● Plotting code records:
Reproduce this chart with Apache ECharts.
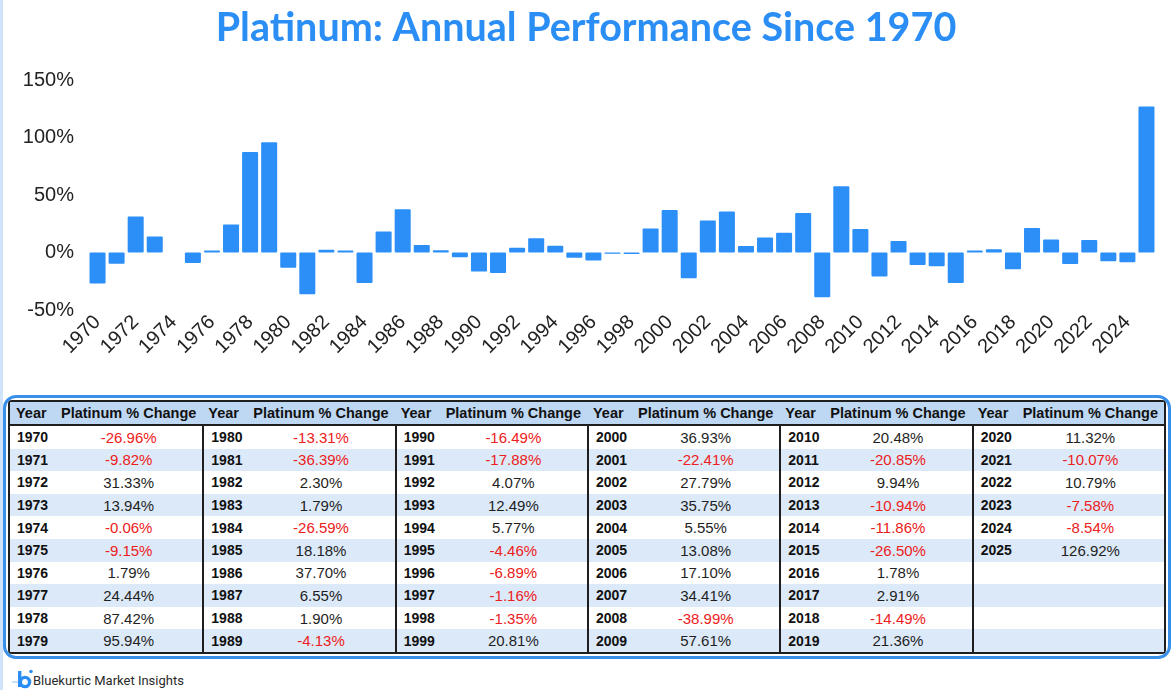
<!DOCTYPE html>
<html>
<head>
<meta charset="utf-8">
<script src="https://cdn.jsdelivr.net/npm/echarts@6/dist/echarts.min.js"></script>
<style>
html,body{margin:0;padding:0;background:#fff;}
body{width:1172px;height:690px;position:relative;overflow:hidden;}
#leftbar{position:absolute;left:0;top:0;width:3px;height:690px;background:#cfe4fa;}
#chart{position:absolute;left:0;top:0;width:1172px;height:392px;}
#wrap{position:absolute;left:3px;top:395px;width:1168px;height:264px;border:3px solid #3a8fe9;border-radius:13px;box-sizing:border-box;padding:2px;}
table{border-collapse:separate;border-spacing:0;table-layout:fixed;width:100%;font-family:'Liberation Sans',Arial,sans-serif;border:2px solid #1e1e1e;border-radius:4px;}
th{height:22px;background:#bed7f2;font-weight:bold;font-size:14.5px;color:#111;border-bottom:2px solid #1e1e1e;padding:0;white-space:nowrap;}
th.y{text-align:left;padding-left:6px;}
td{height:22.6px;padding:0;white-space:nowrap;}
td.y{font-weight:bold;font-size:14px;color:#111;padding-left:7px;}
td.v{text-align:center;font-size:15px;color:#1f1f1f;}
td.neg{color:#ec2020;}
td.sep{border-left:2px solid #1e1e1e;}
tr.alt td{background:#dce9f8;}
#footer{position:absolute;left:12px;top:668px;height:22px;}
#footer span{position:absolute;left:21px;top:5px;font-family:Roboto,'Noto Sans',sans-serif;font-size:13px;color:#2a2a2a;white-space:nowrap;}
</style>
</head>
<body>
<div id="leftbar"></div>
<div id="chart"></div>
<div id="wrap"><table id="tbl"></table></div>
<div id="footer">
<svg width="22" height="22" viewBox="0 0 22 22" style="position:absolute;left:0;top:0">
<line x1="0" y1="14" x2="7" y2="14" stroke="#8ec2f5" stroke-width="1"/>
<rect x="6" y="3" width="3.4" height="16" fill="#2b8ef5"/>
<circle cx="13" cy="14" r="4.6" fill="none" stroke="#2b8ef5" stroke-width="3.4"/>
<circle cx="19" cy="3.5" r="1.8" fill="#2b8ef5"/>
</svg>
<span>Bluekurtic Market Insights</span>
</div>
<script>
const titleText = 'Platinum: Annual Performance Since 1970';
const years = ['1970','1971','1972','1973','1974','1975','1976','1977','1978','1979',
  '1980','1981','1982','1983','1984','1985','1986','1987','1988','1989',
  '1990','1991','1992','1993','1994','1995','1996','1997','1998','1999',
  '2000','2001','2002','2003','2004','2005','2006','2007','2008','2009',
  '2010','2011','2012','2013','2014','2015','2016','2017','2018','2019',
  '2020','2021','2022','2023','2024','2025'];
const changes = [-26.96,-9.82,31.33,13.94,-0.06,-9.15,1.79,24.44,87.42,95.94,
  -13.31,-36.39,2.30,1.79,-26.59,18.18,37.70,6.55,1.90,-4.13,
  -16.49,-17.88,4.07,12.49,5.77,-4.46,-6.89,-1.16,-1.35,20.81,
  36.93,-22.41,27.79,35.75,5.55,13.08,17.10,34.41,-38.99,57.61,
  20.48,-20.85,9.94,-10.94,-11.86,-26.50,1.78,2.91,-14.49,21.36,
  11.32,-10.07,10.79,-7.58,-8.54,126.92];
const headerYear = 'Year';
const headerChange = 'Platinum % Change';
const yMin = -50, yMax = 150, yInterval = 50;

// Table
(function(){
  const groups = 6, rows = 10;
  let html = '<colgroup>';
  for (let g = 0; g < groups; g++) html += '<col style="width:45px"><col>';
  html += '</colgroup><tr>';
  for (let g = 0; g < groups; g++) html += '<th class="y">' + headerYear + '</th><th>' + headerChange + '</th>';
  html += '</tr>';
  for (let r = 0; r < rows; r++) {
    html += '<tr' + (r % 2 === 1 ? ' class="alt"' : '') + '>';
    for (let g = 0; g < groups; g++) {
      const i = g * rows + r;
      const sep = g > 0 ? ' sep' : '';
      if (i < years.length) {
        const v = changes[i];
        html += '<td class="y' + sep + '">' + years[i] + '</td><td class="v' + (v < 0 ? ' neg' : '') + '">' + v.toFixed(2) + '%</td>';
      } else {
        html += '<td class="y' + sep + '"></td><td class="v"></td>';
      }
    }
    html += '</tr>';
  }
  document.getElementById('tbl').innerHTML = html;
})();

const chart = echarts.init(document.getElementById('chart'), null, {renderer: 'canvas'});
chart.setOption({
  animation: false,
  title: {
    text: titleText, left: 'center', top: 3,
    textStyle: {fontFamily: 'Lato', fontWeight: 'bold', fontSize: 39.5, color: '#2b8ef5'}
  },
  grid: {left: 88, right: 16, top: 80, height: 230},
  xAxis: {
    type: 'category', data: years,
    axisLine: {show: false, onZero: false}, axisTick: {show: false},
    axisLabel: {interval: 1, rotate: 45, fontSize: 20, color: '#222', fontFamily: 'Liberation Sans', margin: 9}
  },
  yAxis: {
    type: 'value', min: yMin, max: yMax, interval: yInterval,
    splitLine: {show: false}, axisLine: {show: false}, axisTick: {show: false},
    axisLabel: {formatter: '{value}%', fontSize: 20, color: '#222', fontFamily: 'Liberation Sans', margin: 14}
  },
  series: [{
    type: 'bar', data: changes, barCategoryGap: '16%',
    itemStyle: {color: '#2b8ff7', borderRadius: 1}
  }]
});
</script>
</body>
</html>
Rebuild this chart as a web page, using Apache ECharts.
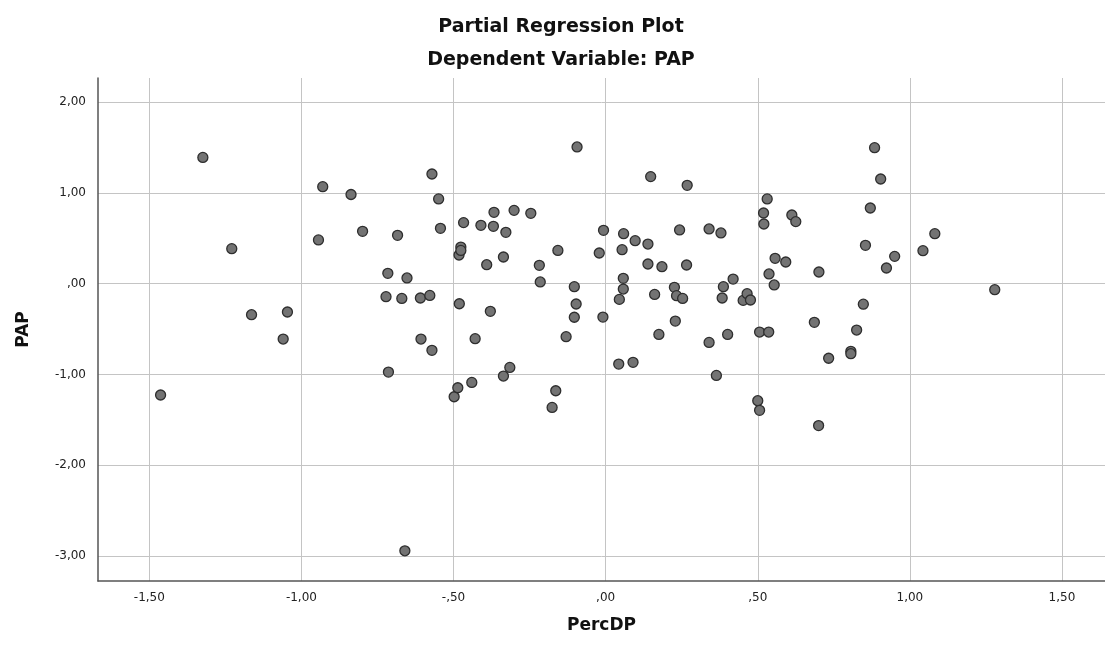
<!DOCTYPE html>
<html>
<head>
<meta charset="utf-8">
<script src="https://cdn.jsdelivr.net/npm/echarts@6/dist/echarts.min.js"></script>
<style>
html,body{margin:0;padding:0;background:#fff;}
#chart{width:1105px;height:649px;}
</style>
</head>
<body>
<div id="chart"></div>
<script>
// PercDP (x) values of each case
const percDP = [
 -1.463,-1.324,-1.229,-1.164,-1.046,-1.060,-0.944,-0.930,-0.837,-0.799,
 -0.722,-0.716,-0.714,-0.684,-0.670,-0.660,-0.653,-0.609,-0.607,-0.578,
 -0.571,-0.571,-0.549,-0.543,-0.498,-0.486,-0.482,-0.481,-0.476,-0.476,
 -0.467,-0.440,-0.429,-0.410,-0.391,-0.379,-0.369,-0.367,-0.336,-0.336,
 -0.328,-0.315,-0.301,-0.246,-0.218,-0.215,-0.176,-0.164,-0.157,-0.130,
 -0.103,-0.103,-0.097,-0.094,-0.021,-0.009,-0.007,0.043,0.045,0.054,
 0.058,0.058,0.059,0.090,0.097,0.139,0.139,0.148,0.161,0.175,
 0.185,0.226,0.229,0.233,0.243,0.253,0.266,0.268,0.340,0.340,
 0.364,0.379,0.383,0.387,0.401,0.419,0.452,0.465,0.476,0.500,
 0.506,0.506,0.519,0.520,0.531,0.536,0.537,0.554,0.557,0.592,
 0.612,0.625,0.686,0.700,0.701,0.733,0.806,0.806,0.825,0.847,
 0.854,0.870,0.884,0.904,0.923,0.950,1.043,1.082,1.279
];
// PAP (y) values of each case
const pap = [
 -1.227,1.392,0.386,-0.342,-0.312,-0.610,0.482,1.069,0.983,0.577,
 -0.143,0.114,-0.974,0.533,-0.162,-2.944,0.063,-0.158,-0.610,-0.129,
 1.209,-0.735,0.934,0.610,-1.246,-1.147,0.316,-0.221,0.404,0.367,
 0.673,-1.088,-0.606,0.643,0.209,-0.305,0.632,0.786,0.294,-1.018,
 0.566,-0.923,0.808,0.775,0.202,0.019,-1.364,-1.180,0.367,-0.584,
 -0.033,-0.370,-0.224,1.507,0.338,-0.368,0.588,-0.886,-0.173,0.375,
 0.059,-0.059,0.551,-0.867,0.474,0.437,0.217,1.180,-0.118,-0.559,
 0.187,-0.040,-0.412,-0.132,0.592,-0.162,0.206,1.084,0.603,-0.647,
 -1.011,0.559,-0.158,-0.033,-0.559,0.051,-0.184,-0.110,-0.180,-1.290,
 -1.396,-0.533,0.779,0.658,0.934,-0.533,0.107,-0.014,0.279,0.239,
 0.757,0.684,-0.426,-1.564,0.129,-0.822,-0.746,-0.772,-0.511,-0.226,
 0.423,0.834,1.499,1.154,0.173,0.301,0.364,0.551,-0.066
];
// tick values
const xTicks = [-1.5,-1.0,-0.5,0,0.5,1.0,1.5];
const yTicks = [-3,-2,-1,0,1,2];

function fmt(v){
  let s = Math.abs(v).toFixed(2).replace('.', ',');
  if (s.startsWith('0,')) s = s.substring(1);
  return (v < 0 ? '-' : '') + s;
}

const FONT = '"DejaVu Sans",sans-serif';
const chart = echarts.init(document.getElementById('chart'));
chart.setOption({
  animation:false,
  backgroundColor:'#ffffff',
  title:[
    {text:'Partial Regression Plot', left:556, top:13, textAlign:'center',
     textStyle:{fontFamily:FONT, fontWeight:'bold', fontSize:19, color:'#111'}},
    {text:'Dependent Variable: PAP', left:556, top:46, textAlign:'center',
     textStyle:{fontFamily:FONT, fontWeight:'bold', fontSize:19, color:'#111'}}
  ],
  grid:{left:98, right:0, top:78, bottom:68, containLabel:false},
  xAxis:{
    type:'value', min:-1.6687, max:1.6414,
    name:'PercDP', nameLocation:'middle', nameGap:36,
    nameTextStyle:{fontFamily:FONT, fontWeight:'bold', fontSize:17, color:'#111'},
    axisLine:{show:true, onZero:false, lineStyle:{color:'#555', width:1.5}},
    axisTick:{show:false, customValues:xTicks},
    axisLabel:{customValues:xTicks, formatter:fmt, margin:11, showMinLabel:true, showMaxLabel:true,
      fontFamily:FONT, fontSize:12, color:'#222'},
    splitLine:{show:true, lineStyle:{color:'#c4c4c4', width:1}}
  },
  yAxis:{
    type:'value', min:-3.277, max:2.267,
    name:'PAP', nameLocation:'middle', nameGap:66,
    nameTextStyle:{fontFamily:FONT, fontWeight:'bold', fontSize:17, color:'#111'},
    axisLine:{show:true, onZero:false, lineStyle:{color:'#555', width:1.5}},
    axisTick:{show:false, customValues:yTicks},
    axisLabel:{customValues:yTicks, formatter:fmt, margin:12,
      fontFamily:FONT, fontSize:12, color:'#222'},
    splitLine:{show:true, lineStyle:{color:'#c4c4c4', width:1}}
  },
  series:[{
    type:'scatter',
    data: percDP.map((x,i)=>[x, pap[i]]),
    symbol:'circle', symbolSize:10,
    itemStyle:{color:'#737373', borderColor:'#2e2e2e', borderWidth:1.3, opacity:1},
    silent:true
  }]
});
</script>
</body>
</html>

● Your instructions: In the listing above, find the lines holding the word "this" and copy them.

● Problem solution:
Reproduce this chart with Apache ECharts.
Rebuild this chart as a web page, using Apache ECharts.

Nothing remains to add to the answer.